All these constructions are a marvel of film studio engineering and are adorned by a veritable tapestry of orchestrated lights and iridescent effects, so that it appears as if the film has taken us into the ethereal world of the stars in the sky, where the sun around which everything revolves is the movie camera. Therefore, the real stars of the real film studio – that is, Shah Rukh Khan, Aishwarya Rai, Madhuri Dixit and Jackie Shroff – are themselves transformed into extra-terrestrial cinematic images conjured together by top shots and pans, close-ups and dissolves and are drenched in the mystic light of filters and exposures and the exquisite work of make-up men and costume designers.


It is to the cinema techniques that conjure up this rarified world that Sanjay Leela Bhansali’s interpretation of Sarat Chandra’s novel is dedicated. His film is an extended demonstration of his passionate cohabitation with technique.


In that context Bhansali’s ‘Devdas’ (2002) is reminiscent of Mani Kaul’s ‘Uski Roti’ (1970) – both films made as intellectual extravaganzas. If the parameters defining Mani Kaul’s film were inspired by the cinema of Robert Bresson, Ingmar Bergman and Bunuel, Sanjay Leela Bhansali’s ‘Devdas’ has been shaped in the director’s mind by memories of two popular classics - ‘Mughal-e-Azam’ and ‘Pakeezah’.


Whether Bhansali’s ‘Devdas’ surpasses its own predecessors or not, depends entirely on its box office receipts.
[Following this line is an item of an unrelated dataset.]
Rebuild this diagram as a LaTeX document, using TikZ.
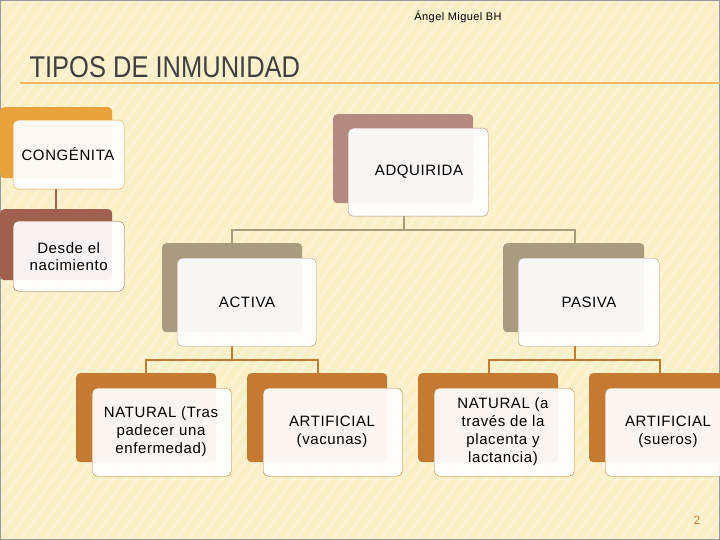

As the most expensive film production ever undertaken at Mumbai, it must necessarily meet the first requirement of the Popular Classic definition – it must recover costs and commissions and make a profit.


Other parameters for a film to be defined as a Popular Classic are that, firstly, it must be talked-about in exalted terms by its audience; secondly it must win appreciation at all levels – according to the film industry’s division of A-class, B-class and C-class centres for all the cities and towns; and thirdly it must have value as a re-run later.


What does seem apparent at this stage is that Bhansali’s ‘Devdas’ must compare favourably with Kamal Amrohi’s ‘Pakeezah’, because that is the film after which Bhansali has stylized his own film, advertently or unconsciously.


Is it going to be another ‘Pakeezah’ in the hall of fame or not? Will Ismail Darbar’s musical score for this film match the irresistible immortality of Ghulam Mohammad’s compositions for the Meena Kumari classic? Do the dances choreographed for Madhuri Dixit and Aishwarya Rai in ‘Devdas’ have the same seductive magic as the kathak numbers performed on similarly lavish sets by Meena Kumari and her troupe of dancers? These are the subliminal issues that will decide the popular status of Bhansali’s ‘Devdas’ in the years to come; and not so much the question whether the talented Shah Rukh Khan has performed at par with Dilip Kumar and K.L. Saigal.